Goal: The listing below should be printed exactly, every line of it. Skip the pictures.

Data excerpt:
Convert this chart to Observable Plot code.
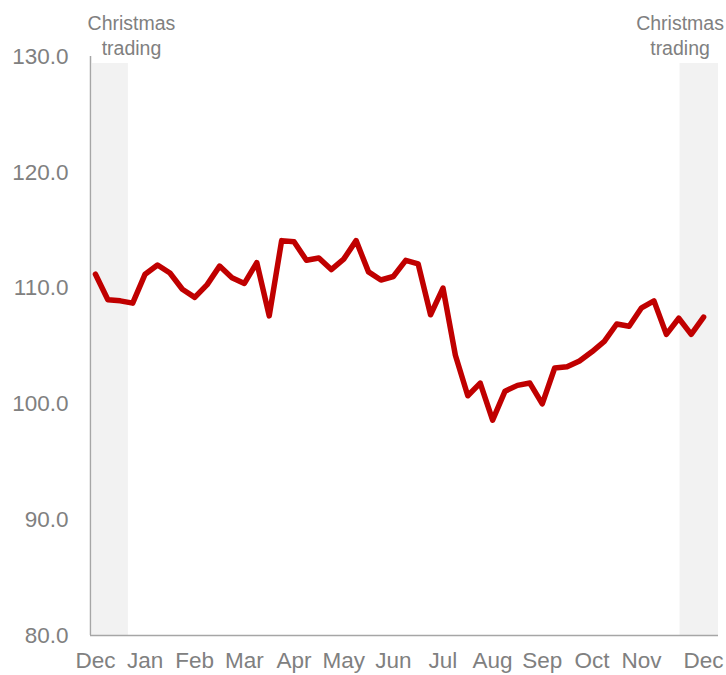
<!DOCTYPE html>
<html>
<head>
<meta charset="utf-8">
<script src="https://cdn.jsdelivr.net/npm/d3@7"></script>
<script src="https://cdn.jsdelivr.net/npm/@observablehq/plot@0.6"></script>
<style>
  html, body { margin: 0; padding: 0; background: #fff; }
  #chart svg { display: block; }
</style>
</head>
<body>
<div id="chart"></div>
<script>
// Weekly index values (Dec to Dec)
const values = [
  111.2, 109.0, 108.9, 108.7, 111.2, 112.0, 111.3, 109.9, 109.2, 110.3,
  111.9, 110.9, 110.4, 112.2, 107.6, 114.1, 114.0, 112.4, 112.6, 111.6,
  112.5, 114.1, 111.4, 110.7, 111.0, 112.4, 112.1, 107.7, 110.0, 104.2,
  100.7, 101.8, 98.6, 101.1, 101.6, 101.8, 100.0, 103.1, 103.2, 103.7,
  104.5, 105.4, 106.9, 106.7, 108.3, 108.9, 106.0, 107.4, 106.0, 107.5
];
const monthLabels = ["Dec","Jan","Feb","Mar","Apr","May","Jun","Jul","Aug","Sep","Oct","Nov","Dec"];
const monthTickWeeks = [0, 4, 8, 12, 16, 20, 24, 28, 32, 36, 40, 44, 49];
const yTicks = [80, 90, 100, 110, 120, 130];
// Christmas trading periods (in week units)
const christmasStart = [-0.25, 47.1];
const christmasEnd = [2.65, 50.2];
const christmasLabelWeek = [2.9, 47.1];
const christmasLabel = "Christmas\ntrading";

const data = values.map((v, i) => ({week: i, value: v}));
const bands = christmasStart.map((s, i) => ({x1: s, x2: christmasEnd[i]}));
const labels = christmasLabelWeek.map(w => ({x: w, text: christmasLabel}));
const tickLabel = new Map(monthTickWeeks.map((w, i) => [w, monthLabels[i]]));

const grey = "#808080";

const chart = Plot.plot({
  width: 726,
  height: 675,
  marginLeft: 90,
  marginRight: 8,
  marginTop: 56,
  marginBottom: 40,
  style: {fontFamily: "'Liberation Sans', Arial, sans-serif", fontSize: "22.5px", color: grey, background: "#fff"},
  x: {domain: [-0.4, 50.2], ticks: monthTickWeeks, tickFormat: d => tickLabel.get(d), tickSize: 0, tickPadding: 17, label: null},
  y: {domain: [80, 130], ticks: yTicks, tickFormat: d3.format(".1f"), tickSize: 0, tickPadding: 22, label: null},
  marks: [
    Plot.rect(bands, {x1: "x1", x2: "x2", y1: 80, y2: 129.4, fill: "#f2f2f2"}),
    Plot.ruleX([-0.4], {y1: 80, y2: 130, stroke: "#a6a6a6", strokeWidth: 1.5}),
    Plot.ruleY([80], {stroke: "#a6a6a6", strokeWidth: 1.5}),
    Plot.line(data, {x: "week", y: "value", stroke: "#c00000", strokeWidth: 5.5, strokeLinejoin: "round", strokeLinecap: "round"}),
    Plot.text(labels, {x: "x", y: () => 130, text: "text", dy: -22, lineAnchor: "middle", lineHeight: 1.26, fontSize: 19.5, fill: grey})
  ]
});
document.getElementById("chart").appendChild(chart);
</script>
</body>
</html>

Exercise result:
Convert this chart to Observable Plot code.
<!DOCTYPE html>
<html>
<head>
<meta charset="utf-8">
<script src="https://cdn.jsdelivr.net/npm/d3@7"></script>
<script src="https://cdn.jsdelivr.net/npm/@observablehq/plot@0.6"></script>
<style>
  html, body { margin: 0; padding: 0; background: #fff; }
  #chart svg { display: block; }
</style>
</head>
<body>
<div id="chart"></div>
<script>
// Weekly index values (Dec to Dec)
const values = [
  111.2, 109.0, 108.9, 108.7, 111.2, 112.0, 111.3, 109.9, 109.2, 110.3,
  111.9, 110.9, 110.4, 112.2, 107.6, 114.1, 114.0, 112.4, 112.6, 111.6,
  112.5, 114.1, 111.4, 110.7, 111.0, 112.4, 112.1, 107.7, 110.0, 104.2,
  100.7, 101.8, 98.6, 101.1, 101.6, 101.8, 100.0, 103.1, 103.2, 103.7,
  104.5, 105.4, 106.9, 106.7, 108.3, 108.9, 106.0, 107.4, 106.0, 107.5
];
const monthLabels = ["Dec","Jan","Feb","Mar","Apr","May","Jun","Jul","Aug","Sep","Oct","Nov","Dec"];
const monthTickWeeks = [0, 4, 8, 12, 16, 20, 24, 28, 32, 36, 40, 44, 49];
const yTicks = [80, 90, 100, 110, 120, 130];
// Christmas trading periods (in week units)
const christmasStart = [-0.25, 47.1];
const christmasEnd = [2.65, 50.2];
const christmasLabelWeek = [2.9, 47.1];
const christmasLabel = "Christmas\ntrading";

const data = values.map((v, i) => ({week: i, value: v}));
const bands = christmasStart.map((s, i) => ({x1: s, x2: christmasEnd[i]}));
const labels = christmasLabelWeek.map(w => ({x: w, text: christmasLabel}));
const tickLabel = new Map(monthTickWeeks.map((w, i) => [w, monthLabels[i]]));

const grey = "#808080";

const chart = Plot.plot({
  width: 726,
  height: 675,
  marginLeft: 90,
  marginRight: 8,
  marginTop: 56,
  marginBottom: 40,
  style: {fontFamily: "'Liberation Sans', Arial, sans-serif", fontSize: "22.5px", color: grey, background: "#fff"},
  x: {domain: [-0.4, 50.2], ticks: monthTickWeeks, tickFormat: d => tickLabel.get(d), tickSize: 0, tickPadding: 17, label: null},
  y: {domain: [80, 130], ticks: yTicks, tickFormat: d3.format(".1f"), tickSize: 0, tickPadding: 22, label: null},
  marks: [
    Plot.rect(bands, {x1: "x1", x2: "x2", y1: 80, y2: 129.4, fill: "#f2f2f2"}),
    Plot.ruleX([-0.4], {y1: 80, y2: 130, stroke: "#a6a6a6", strokeWidth: 1.5}),
    Plot.ruleY([80], {stroke: "#a6a6a6", strokeWidth: 1.5}),
    Plot.line(data, {x: "week", y: "value", stroke: "#c00000", strokeWidth: 5.5, strokeLinejoin: "round", strokeLinecap: "round"}),
    Plot.text(labels, {x: "x", y: () => 130, text: "text", dy: -22, lineAnchor: "middle", lineHeight: 1.26, fontSize: 19.5, fill: grey})
  ]
});
document.getElementById("chart").appendChild(chart);
</script>
</body>
</html>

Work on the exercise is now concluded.